O Google não divulga número total de buscas. Mas ele tem uma ferramenta (Google Trends) que compara palavras procuradas dentro do YouTube. O termo “sertanejo” é muito mais buscado que o de qualquer estrela do gênero hoje.
Pessoas que entram no site buscando termos gerais como “sertanejo”, “sertanejo universitário” ou “sertanejo para churrasco” formam a enorme audiência das playlists do gênero.
“O título e a descrição têm as palavras que vão ser mais buscadas no momento. Baseado no que as pessoas estão ouvindo”, diz Thiago. Os textos podem ser mudados a qualquer momento. Na “guerra do SEO” pelo topo das buscas, vários já têm “2018” no nome.
“É uma tentativa de entrar em janeiro já com relevância garantida”, explica João Gabriel, que usou a tática de adiantar o “2018”. “Dá impressão que já vai ter as novidades. Para atrair público mesmo”, diz ele. Outros já investem a mais longo prazo, com títulos como “Músicas mais tocadas 2018/2019/2020”.
Tentativa e erro também fazem parte. “Tem outras playlists antigas que criei que ficaram em 200, 300 views, com palavras parecidas. É sorte também”, conta Thiago.
4 – Por que os artistas pagam para entrar?
Entrar em uma grande lista é uma forma de ganhar ouvintes reais – por isso os músicos as procuram. É diferente de fraudar a contagem de views de um clipe com o uso de “robôs” e acessos automatizados.
A história de Édico Antonio Corrêa, 31 anos, o Antony da dupla paranaense Antony e Gabriel, ajuda a entender como o mercado cresceu.
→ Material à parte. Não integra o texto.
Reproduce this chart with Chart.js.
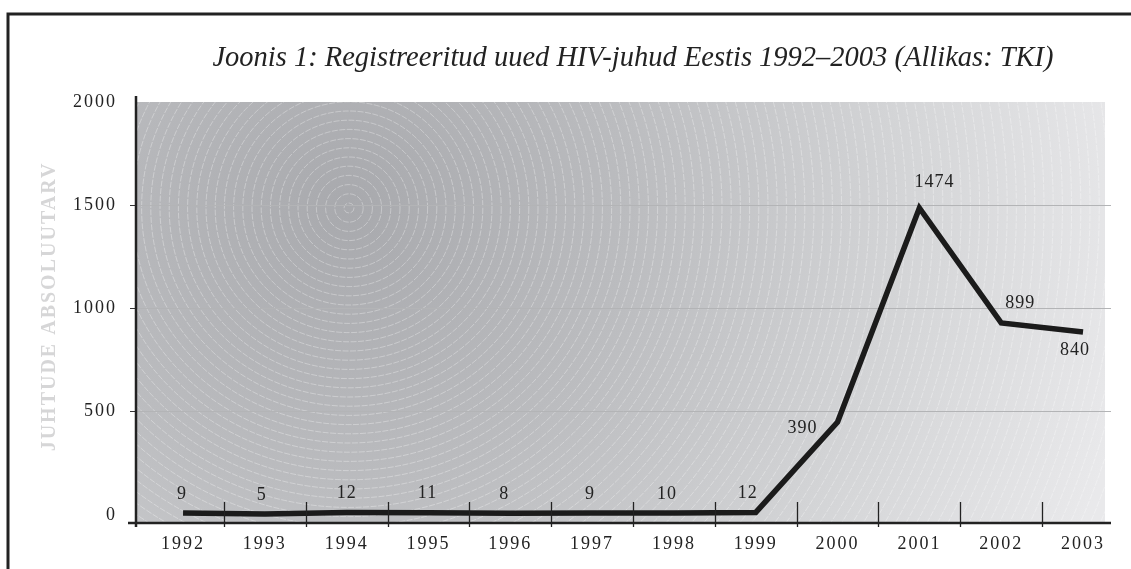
<!DOCTYPE html>
<html>
<head>
<meta charset="utf-8">
<script src="https://cdn.jsdelivr.net/npm/chart.js@4.4.1/dist/chart.umd.min.js"></script>
<style>
  html, body { margin: 0; padding: 0; background: #fff; }
  #wrap { width: 1131px; height: 569px; position: relative; }
</style>
</head>
<body>
<div id="wrap"><canvas id="hiv"></canvas></div>
<script>
const years = [1992, 1993, 1994, 1995, 1996, 1997, 1998, 1999, 2000, 2001, 2002, 2003]
// values as the line is drawn in the figure
const lineValues = [9, 5, 12, 11, 8, 9, 10, 12, 450, 1487, 930, 886]
// numbers printed next to the line
const printedValues = ['9', '5', '12', '11', '8', '9', '10', '12', '390', '1474', '899', '840']
const yTicks = [0, 500, 1000, 1500, 2000]

const titleText = 'Joonis 1: Registreeritud uued HIV-juhud Eestis 1992–2003 (Allikas: TKI)'
const yTitleText = 'JUHTUDE ABSOLUUTARV'

// label placement relative to the point, px
const labelOffsets = [
  [-1, -19], [-3, -19], [0, -19], [-1, -19], [-6, -19], [-2, -19],
  [-7, -19], [-8, -19], [-35, 6], [15, -26], [19, -20], [-8, 18]
]

const SERIF = '"Liberation Serif", "Times New Roman", serif'
const INK = '#222'

const backdrop = {
  id: 'backdrop',
  beforeDraw (chart) {
    const { ctx, chartArea: a } = chart
    ctx.save()
    ctx.fillStyle = '#fff'
    ctx.fillRect(0, 0, chart.width, chart.height)
    const cx = a.left + 213
    const cy = a.top + 106
    const g = ctx.createRadialGradient(cx, cy, 0, cx, cy, 800)
    g.addColorStop(0, '#a8a9ad')
    g.addColorStop(0.35, '#bbbcbf')
    g.addColorStop(0.7, '#d4d5d7')
    g.addColorStop(1, '#e9e9eb')
    ctx.fillStyle = g
    ctx.beginPath()
    ctx.rect(a.left, a.top, a.right - 6 - a.left, a.bottom - a.top)
    ctx.fill()
    ctx.clip()
    ctx.strokeStyle = 'rgba(255,255,255,0.4)'
    ctx.lineWidth = 0.8
    ctx.setLineDash([6, 1.5])
    for (let r = 5; r < 1000; r += 9.2) {
      ctx.beginPath()
      ctx.arc(cx, cy, r, 0, Math.PI * 2)
      ctx.stroke()
    }
    ctx.restore()
    ctx.letterSpacing = '2px'
  },
  afterDatasetsDraw (chart) {
    const { ctx } = chart
    const x = chart.scales.x
    const y = chart.scales.y
    ctx.save()
    ctx.letterSpacing = '1px'
    ctx.font = '18px ' + SERIF
    ctx.fillStyle = INK
    ctx.textAlign = 'center'
    ctx.textBaseline = 'middle'
    years.forEach((yr, i) => {
      const px = x.getPixelForValue(yr) + labelOffsets[i][0]
      const py = y.getPixelForValue(lineValues[i]) + labelOffsets[i][1]
      ctx.fillText(printedValues[i], px, py)
    })
    ctx.restore()
  },
  afterDraw (chart) {
    const { ctx, chartArea: a } = chart
    const x = chart.scales.x
    ctx.save()
    ctx.letterSpacing = '0px'
    ctx.strokeStyle = INK
    // axes
    ctx.lineWidth = 2.5
    ctx.beginPath()
    ctx.moveTo(a.left, a.top - 6)
    ctx.lineTo(a.left, a.bottom + 4)
    ctx.moveTo(a.left - 8, a.bottom)
    ctx.lineTo(a.right, a.bottom)
    ctx.stroke()
    // category separators
    ctx.lineWidth = 1.3
    ctx.beginPath()
    years.slice(0, -1).forEach((yr) => {
      const px = Math.round(x.getPixelForValue(yr + 0.5)) + 0.5
      ctx.moveTo(px, a.bottom - 21)
      ctx.lineTo(px, a.bottom + 4)
    })
    ctx.stroke()
    // frame
    ctx.lineWidth = 3
    ctx.beginPath()
    ctx.moveTo(8, chart.height)
    ctx.lineTo(8, 14)
    ctx.lineTo(chart.width, 14)
    ctx.stroke()
    // title
    ctx.fillStyle = INK
    ctx.font = 'italic 28.5px ' + SERIF
    ctx.textAlign = 'center'
    ctx.textBaseline = 'alphabetic'
    ctx.fillText(titleText, 633, 66)
    // y axis title
    ctx.translate(50, (a.top + a.bottom) / 2 - 6)
    ctx.rotate(-Math.PI / 2)
    ctx.letterSpacing = '2px'
    ctx.font = 'bold 20px ' + SERIF
    ctx.fillStyle = '#d6d6d7'
    ctx.textBaseline = 'middle'
    ctx.fillText(yTitleText, 0, 0)
    ctx.restore()
  }
}

new Chart(document.getElementById('hiv'), {
  type: 'line',
  data: {
    datasets: [
      {
        data: years.map((yr, i) => ({ x: yr, y: lineValues[i] })),
        borderColor: '#1b1b1b',
        borderWidth: 5.5,
        borderJoinStyle: 'miter',
        borderCapStyle: 'butt',
        pointRadius: 0,
        tension: 0,
        fill: false
      }
    ]
  },
  plugins: [backdrop],
  options: {
    responsive: true,
    maintainAspectRatio: false,
    animation: false,
    events: [],
    layout: { padding: { top: 102, right: 20, left: 0, bottom: 0 } },
    plugins: {
      legend: { display: false },
      title: { display: false },
      tooltip: { enabled: false }
    },
    scales: {
      x: {
        type: 'linear',
        min: 1991.425,
        max: 2003.342,
        afterBuildTicks: (scale) => { scale.ticks = years.map((v) => ({ value: v })) },
        afterFit: (scale) => { scale.height = 46 },
        grid: { display: false, drawTicks: false },
        border: { display: false },
        ticks: {
          autoSkip: false,
          maxRotation: 0,
          padding: 10,
          color: INK,
          font: { family: SERIF, size: 18 },
          callback: (v) => String(v)
        }
      },
      y: {
        min: -39,
        max: 2000,
        afterBuildTicks: (scale) => { scale.ticks = yTicks.map((v) => ({ value: v })) },
        afterFit: (scale) => { scale.width = 136 },
        border: { display: false },
        grid: {
          lineWidth: 1,
          tickLength: 6,
          color: (c) => (c.tick && c.tick.value > 0 && c.tick.value < 2000 ? '#b3b4b6' : 'rgba(0,0,0,0)'),
          tickColor: (c) => (c.tick && c.tick.value > 0 && c.tick.value < 2000 ? '#333' : 'rgba(0,0,0,0)')
        },
        ticks: {
          padding: 13,
          color: INK,
          font: { family: SERIF, size: 18 },
          callback: (v) => String(v)
        }
      }
    }
  }
})
</script>
</body>
</html>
Os três criadores de playlists o citam como um dos primeiros cantores a “investir” no formato.
O canal de YouTube na dupla tem hoje 380 milhões de acessos. Eles têm um sucesso nacional atual em parceria com Eduardo Costa, “Velhos vícios”. Desde janeiro de 2017, estão no casting de um grande escritório, Talismã, do cantor Leonardo, e fazem cerca de 15 shows por mês. Uma experiência profissional de Antony fez a diferença: ele vendia roupas pela internet. Gostava de analisar acessos ao site e tentar entender os usuários. Levou isso para a música.
“Acompanhava todo dia o gráfico que mostrava como as pessoas chegavam aos meus vídeos. Vi que começaram a vir de playlist. Pensei em potencializar”, ele conta. Em 2015, entrou em contato com donos de playlists, que segundo ele, ainda não as viam como negócio.
“Eles ainda não sabiam o poder que tinham em mãos. Nem tinham orçamento. Coloquei numas seis, umas duas ou três nem cobraram. Quem cobrou foi pouco. Triplicamos nossos acessos”, ele lembra.

5 – Como funciona a venda?
Os donos não vendem todos os lugares das listas – que costumam ter 100 ou mais faixas. A maior parte precisa ser de músicas populares, que chamem a atenção do ouvinte.
“Tem que equilibrar com relevância, para não cair no ranking de busca”, explica João Gabriel. Adriano completa: “Eu nunca ocupava os três primeiros lugares [com músicas pagas]”.
Eles dizem que, geralmente, artistas menos conhecidos no meio de outros muito famosos são os que pagaram para entrar. Mas que há nomes grandes que pagam. Nesses casos, a posição mais cara é o primeiro clipe da lista.
“[No primeiro lugar] tem que ser um artista bom, para ter aceitação. Eu já coloquei música ruim no topo e a playlist caiu muito de audiência e na busca”, conta João Gabriel. Ele diz que chega a ganhar R$ 7 mil em um mês com ela, mas a renda varia.
“Já cobrei até R$ 3 mil por mês por um clipe no primeiro lugar. Tem gente que cobra muito mais”, afirma.
“Eu cobro, pela primeira posição, R$ 1 mil. É porque não cobro muito”, conta Thiago. Sua maior playlist tem 17 milhões de acessos. “No total, ganho uns R$ 3, 4 mil por mês. Tem mês que dá mais, mas não passa disso”, diz.
João Gabriel inclui também na lista vídeos de sua próprio dupla, com o cantor João Félix, ainda em início de carreira.
Há playlists de outros estilos brasileiros além do sertanejo, mas sem tantos acessos.